Notably, like many academics who incongruously oppose free speech and free though, Professor Clark seems to display the very bias that she says she loathes.  “Otherism” has been defined as “the exclusion of a person based on their perceived diversions from an acceptable norm.” That would seem precisely what Clark is doing in silencing those who depart from her own acceptable norm.
The controversy is reminiscent of another recent controversy (out of LSU) where Professor Alyssa Johnson asked her colleagues for the names of any students who they believe espouse hateful views so she could ban them from her classes.  There is a sense of entitlement among such academics today in the enforcement of an ideology or orthodoxy.  It is a view that comes from a cultural shift on our faculties not just in terms of ideology but pedagogy.

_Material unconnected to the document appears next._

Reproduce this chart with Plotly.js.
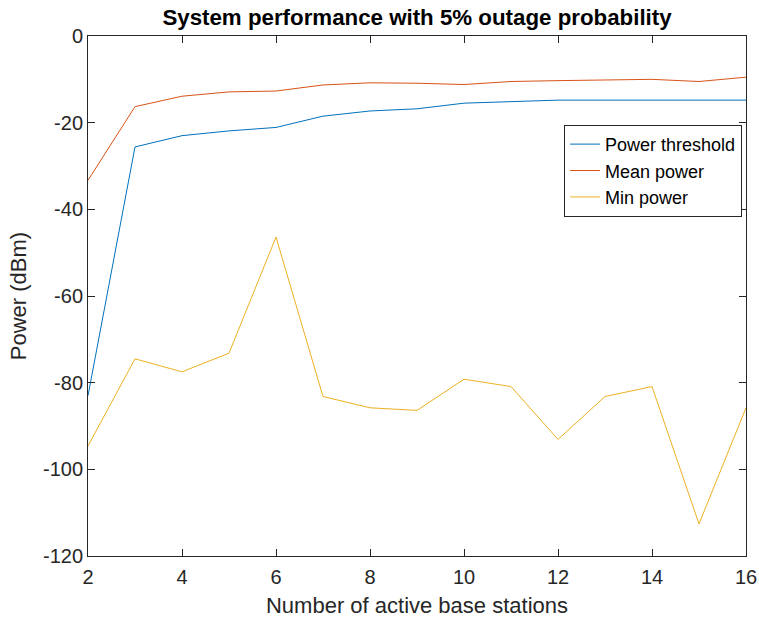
<!DOCTYPE html>
<html>
<head>
<meta charset="utf-8">
<script src="https://cdn.plot.ly/plotly-3.0.1.min.js"></script>
<style>html,body{margin:0;padding:0;background:#fff;}</style>
</head>
<body>
<div id="chart" style="width:759px;height:621px;"></div>
<script>
const stations = [2, 3, 4, 5, 6, 7, 8, 9, 10, 11, 12, 13, 14, 15, 16];
const powerThreshold = [-83.0, -25.6, -23.0, -21.9, -21.1, -18.5, -17.3, -16.8, -15.5, -15.1, -14.8, -14.8, -14.8, -14.8, -14.8];
const meanPower = [-33.3, -16.3, -13.9, -12.9, -12.7, -11.3, -10.8, -10.9, -11.2, -10.5, -10.3, -10.1, -10.0, -10.5, -9.5];
const minPower = [-94.6, -74.5, -77.5, -73.2, -46.4, -83.2, -85.8, -86.4, -79.2, -80.9, -93.1, -83.2, -80.9, -112.6, -85.8];
const seriesNames = ["Power threshold", "Mean power", "Min power"];
const xTicks = [2, 4, 6, 8, 10, 12, 14, 16];
const yTicks = [0, -20, -40, -60, -80, -100, -120];

const colors = ["#0072BD", "#D95319", "#EDB120"];
const data = [powerThreshold, meanPower, minPower].map((ys, i) => ({
  x: stations, y: ys, type: "scatter", mode: "lines", name: seriesNames[i],
  line: {color: colors[i], width: 1}
}));

const FONT = "Liberation Sans, Arial, Helvetica, sans-serif";
const axisCommon = {
  showgrid: false, zeroline: false, showline: true, mirror: "allticks",
  ticks: "inside", ticklen: 7, tickcolor: "#262626", linecolor: "#262626", linewidth: 1,
  tickfont: {family: FONT, size: 20, color: "#262626"}
};

const layout = {
  width: 759, height: 621,
  margin: {l: 88, r: 13, t: 36, b: 65},
  paper_bgcolor: "#fff", plot_bgcolor: "#fff",
  font: {family: FONT, color: "#262626"},
  title: {text: "<b>System performance with 5% outage probability</b>", x: 0.5, xref: "paper", xanchor: "center", y: 0.9726, yanchor: "middle",
          font: {size: 22.3, color: "#000"}},
  xaxis: Object.assign({}, axisCommon, {range: [2, 16], tickvals: xTicks, ticktext: xTicks.map(String),
    ticklabelstandoff: 3,
    title: {text: "Number of active base stations", font: {size: 22, color: "#262626"}, standoff: 10}}),
  yaxis: Object.assign({}, axisCommon, {range: [-120, 0], tickvals: yTicks, ticktext: yTicks.map(String),
    title: {text: "Power (dBm)", font: {size: 22, color: "#262626"}, standoff: 10}}),
  legend: {x: 0.994, y: 0.829, xanchor: "right", yanchor: "top", bgcolor: "#fff",
    bordercolor: "#262626", borderwidth: 1, font: {family: FONT, size: 18, color: "#000"},
    tracegroupgap: 0},
  showlegend: true
};

Plotly.newPlot("chart", data, layout, {displayModeBar: false, staticPlot: true});
</script>
</body>
</html>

Recently, the American Association of University Professors gave an award to a controversial academic in recognition for work that “transcends the division between scholarship and activism that encumbers traditional university life.” I have no problem with the award or the professor’s advocacy. Indeed, I have defended the right of faculty on the left and right to speak freely on social media and in support of political causes. However, the idea that the division between scholarship and activism “encumbers traditional university life” was startling. There is a role for such a separation of our roles as advocates outside of the classroom and our role as academics inside the classroom. Our students come to learn not to be indoctrinated by our personal political and ideological bias.  Professor Clark is the inevitable result of the erosion of that distinction.  It is the difference between pedagogy and orthodoxy.